Despite the ongoing challenges in the rental market, Spain is witnessing a new surge in housing investment. This surge is exacerbated by the recent Housing Law. For those seeking secure returns through property this new wave of investment is proving highly attractive. El Economista speaks of the growing popularity of a new investment model known as “triple rental.”
The traditional approach to upgrading homes has often been to sell one’s current property to purchase a larger one. However, the financial and tax burdens associated with this method have made it less appealing. Enter the “triple rental” formula—a novel investment strategy gaining traction in Spain.
Triple rental explained
As explained by Jesús Martí, director of large accounts at Alquiler Seguro, triple rental involves three key operations. “First, you rent a property that meets your current living needs, becoming a tenant. Second, you lease out your existing home. Finally, with the money saved from not purchasing a larger home and covering related expenses, you use that capital to buy a third, more affordable property as an investment. Preferably, this property is located outside your city and you rent it out and generate income without depleting your assets.” This model allows individuals to invest in rental property without sacrificing financial liquidity.
Triple rental, an example
A couple in Madrid is expecting a child and in need of a larger home. Instead of purchasing a new property for €525,000, which would cost an additional €65,000 for renovations, they decide to rent a similarly sized flat for €1,600 per month. They then rent out their current home for €1,200 per month, effectively paying €400 for their larger living space.
The savings from not buying a new home are then used to purchase a smaller, more affordable property in Oviedo for €88,400. This new investment property is rented out for €560 per month, which helps offset their rental costs in Madrid. As a result, the couple can live in a larger home while owning two properties—one for investment—without stretching their finances.
Is now a good time to buy?
According to industry experts, this is an opportune moment to invest in real estate. Maria Matos, director of research at Fotocasa, points out that the European Central Bank’s recent interest rate cuts have created a favourable climate for property investment. “We’re seeing a significant increase in buyers entering the market, and the percentage of investors has nearly doubled, rising from 7% to 13% in the past year. Real estate is viewed as a safe and resilient asset, making it an attractive option for long-term wealth creation.”
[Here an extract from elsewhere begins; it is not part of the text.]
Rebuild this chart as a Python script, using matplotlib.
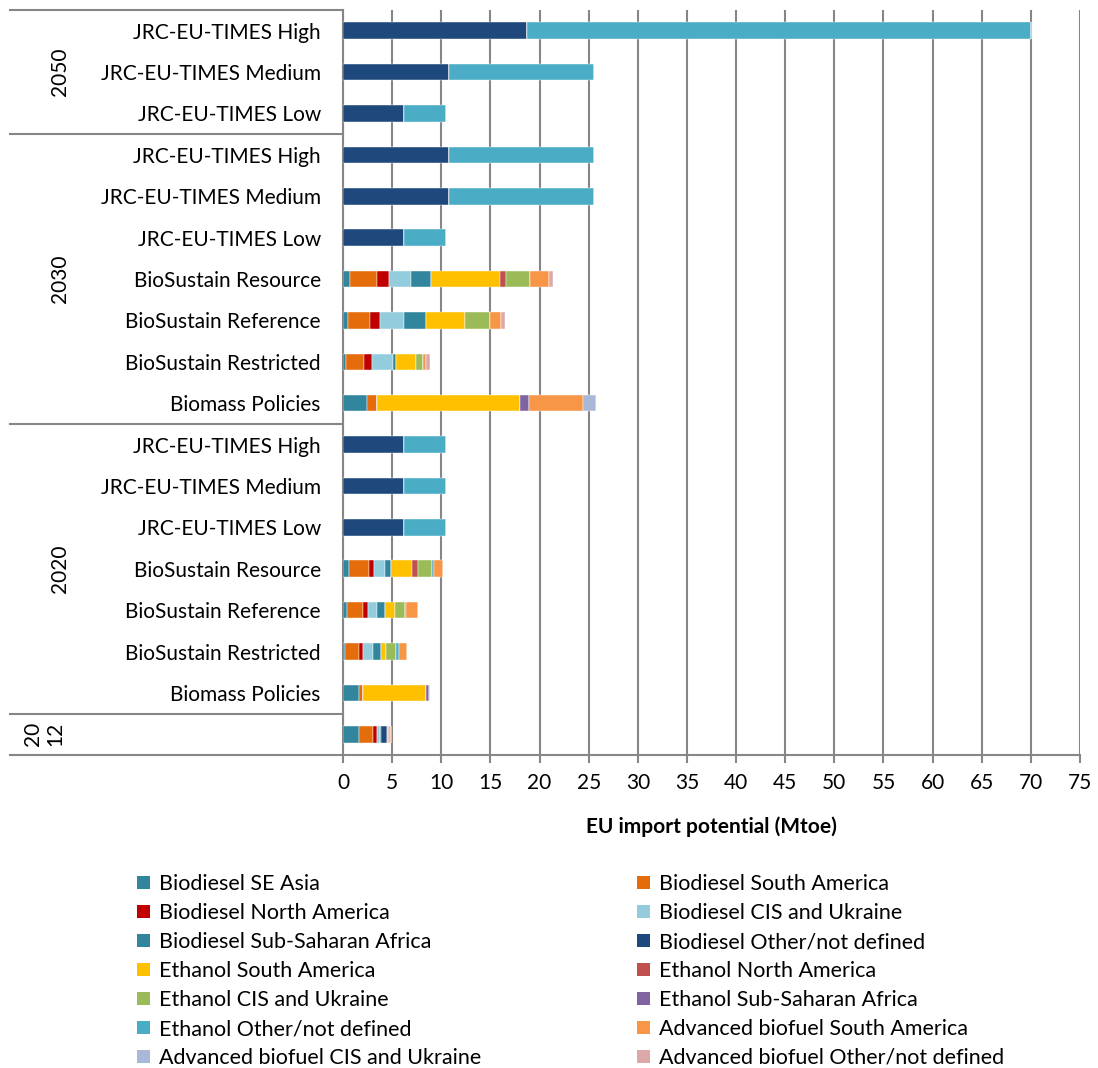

Despite the limited supply of housing, Matos notes that this shortage has its upsides, as high demand for rental properties is driving rental yields. Nationally, the average return on investment for rental properties is around 6.4%. However, certain areas offer even higher returns, particularly where property prices have remained stable while rental rates have surged.
Emerging trends in property investment
The triple rental model is not the only trend reshaping Spain’s property market. Sergio Cardona, an analyst at the Observatorio del Alquiler, highlights the growing popularity of shared investment strategies. Instead of purchasing a whole property, investors are increasingly pooling resources to co-invest in higher-value properties, avoiding the challenges of managing rentals themselves.
“Investors are no longer just buying properties near their homes to minimise risk; they are broadening their horizons,” explains Cardona. “By sharing the investment and outsourcing property management, individuals can enjoy the financial benefits of rental income and capital appreciation without the hands-on burden.”